A domain zone is a part of a hierarchical tree of domain names (for example, “.ru”), wholly transferred to a specific DNS server (usually several) for the purpose of delegating responsibility for this and all subordinate domains to another person (“anyaddress.ru”, “any .anyaddress.ru”).
Delegation – the transfer of responsibility for a specific branch of the domain name tree to another individual or legal entity. It is this procedure that practically implements an important principle of DNS operation – the distribution of record storage and query processing. The delegation process itself is the addition of the so-called “glue” NS records for the delegated child zone (“example.com”) to the resource records of the parent zone (“.ru”), pointing to the DNS server of the host domain parties (for example, our company’s DNS servers). From now on, all resource records of the second-level domain “example.com” and all its child domains (for example, “mail.example.com”, etc.) are stored on the DNS servers of this company, and the parent zone “.ru”
DNS server – a host that stores resource records and processes DNS requests.

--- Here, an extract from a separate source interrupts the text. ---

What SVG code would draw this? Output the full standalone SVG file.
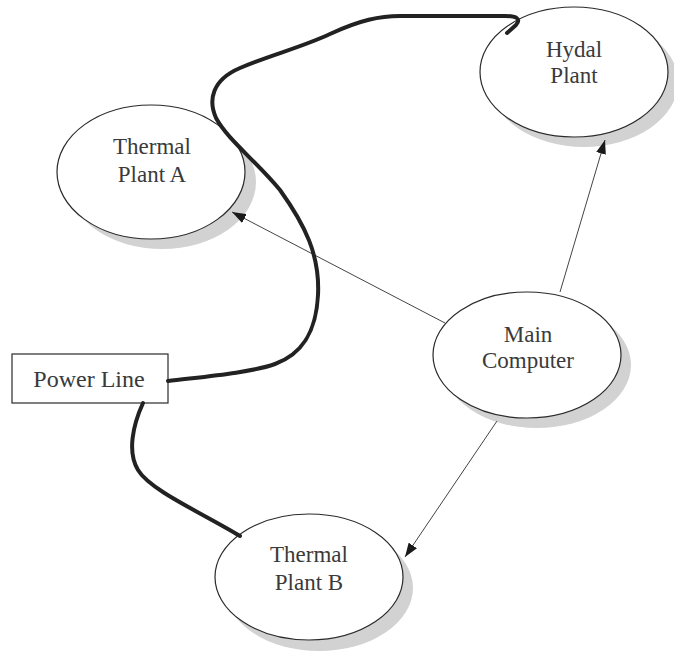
<svg xmlns="http://www.w3.org/2000/svg" width="674" height="654" viewBox="0 0 674 654">
<style>
.shadow{fill:#d2d2d2;stroke:none}
.node{fill:#fff;stroke:#2a2a2a;stroke-width:1.2}
.lbl{font-family:"Liberation Serif","Times New Roman",serif;font-size:23px;fill:#3a3a3a;text-anchor:middle}
.arrow{stroke:#444;stroke-width:1;fill:none;marker-end:url(#ah)}
.power{stroke:#222;stroke-width:4;fill:none;stroke-linecap:round;stroke-linejoin:round}
</style>
<defs>
<marker id="ah" viewBox="0 0 14 10" refX="14" refY="5" markerWidth="14" markerHeight="10" markerUnits="userSpaceOnUse" orient="auto">
<path d="M0,0 L14,5 L0,10 Z" fill="#1a1a1a"/>
</marker>
</defs>
<rect width="674" height="654" fill="#fff"/>
<g id="thermal-a">
<ellipse class="shadow" cx="162" cy="182" rx="94" ry="67"/>
<ellipse class="node" cx="151" cy="172" rx="94" ry="67"/>
<text class="lbl" x="152" y="154">Thermal</text>
<text class="lbl" x="152" y="182">Plant A</text>
</g>
<g id="hydal">
<ellipse class="shadow" cx="584" cy="82" rx="94" ry="65"/>
<ellipse class="node" cx="574" cy="72" rx="94" ry="65"/>
<text class="lbl" x="574" y="57">Hydal</text>
<text class="lbl" x="574" y="83">Plant</text>
</g>
<g id="main-computer">
<ellipse class="shadow" cx="537" cy="365" rx="94" ry="63"/>
<ellipse class="node" cx="527" cy="355" rx="94" ry="63"/>
<text class="lbl" x="528" y="342">Main</text>
<text class="lbl" x="528" y="368">Computer</text>
</g>
<g id="thermal-b">
<ellipse class="shadow" cx="319" cy="588" rx="94" ry="63"/>
<ellipse class="node" cx="309" cy="577" rx="94" ry="63"/>
<text class="lbl" x="309" y="562">Thermal</text>
<text class="lbl" x="309" y="590">Plant B</text>
</g>
<g id="power-line">
<rect x="12" y="354" width="156" height="49" fill="#fff" stroke="#2a2a2a" stroke-width="1.2"/>
<text class="lbl" x="89" y="387" style="font-size:24px">Power Line</text>
</g>
<g id="connectors">
<line class="arrow" x1="445" y1="323" x2="232" y2="212"/>
<line class="arrow" x1="560" y1="292" x2="605" y2="140"/>
<line class="arrow" x1="497" y1="421" x2="405" y2="557"/>
<path class="power" d="M168,381 C200,377 250,373 275,364 C300,355 316,335 318,295 C320,255 305,225 280,190 C255,160 228,140 216,118 C208,100 212,80 240,68 C270,55 300,48 330,34 C360,20 380,16 400,16 L505,16 C515,16 522,18 516,25 L507,33"/>
<path class="power" d="M143,403 C133,425 127,452 138,470 C150,490 200,512 240,536"/>
</g>
</svg>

The DNS server can independently resolve addresses related to its area of responsibility (in the example above, this is the example.com zone), or transfer requests for zones that it does not serve to upstream servers.
DNS client – a set of software tools for working with DNS. The DNS server itself periodically also acts as a client.
Main types of resource records
Resource record (RR – Resource Record) – a unit of storage and transmission of information in the DNS, which includes the following elements (fields):
- Name (Name) – the name of the domain to which the entry belongs
- TTL (Time To Live) – the allowed time for storing a record by an irresponsible server
- Type (Type) – a parameter that determines the purpose and format of the entry in the data field (Rdata)
- Class (Class) – type of data transmission network (it implies the ability of DNS to work with types of networks other than TCP / IP)
- Data field length (Rdlen)
- Data field (Rdata) – the content and format of the field depends on the record type
The following are the most commonly used types of resource records:
- A (IPv4 Address Record – address record) – associates a domain name with an IPv4 host address
- AAAA (IPv6 Address Record) – associates a domain name with an IPv6 host address (similar to an A-record)
- CNAME (Canonical Name Record – canonical name record) – used to redirect to another domain name
- MX (Mail Exchange – mail exchanger) – refers to the mail server serving the domain
- NS (Name Server – name server) – refers to the DNS server responsible for the domain
- TXT – text description of the domain. Often required to perform specific tasks (for example, confirming ownership of a domain when linking it to a mail service)
- PTR (Point to Reverse – pointer record) – associates the ip-address of the machine with the domain, it is used mainly for checking by third-party mail services of emails sent through this machine for relation to the domain specified in the mail server parameters. If these parameters do not match, the letter is checked more carefully according to other criteria.
Recursive and non-recursive DNS queries
Recursion is a model of query processing by a DNS server, in which the latter performs a complete search for information, including about domains not delegated to it, if necessary, referring to other DNS servers.
DNS queries (DNS queries) from the client (server) to the server are recursive and non-recursive. In the first case, the DNS server that received the request polls all nodes in descending order of the zone level until it receives a positive response or information that the requested domain does not exist. In the case of non-recursive requests, the server will give a positive response only when requesting a host that is part of the domain zone for which this server is responsible. The absence of recursion may be due not only to the type of request, but also to the ban on the execution of such requests by the DNS server itself.
Caching is another important characteristic of DNS. When the server sequentially accesses other nodes in the process of executing a recursive query, the DNS server can temporarily store in the cache memory the information contained in the responses it receives. In this case, a repeated request for a domain does not go beyond its cache. The cache time limit is contained in the TTL field of the resource record.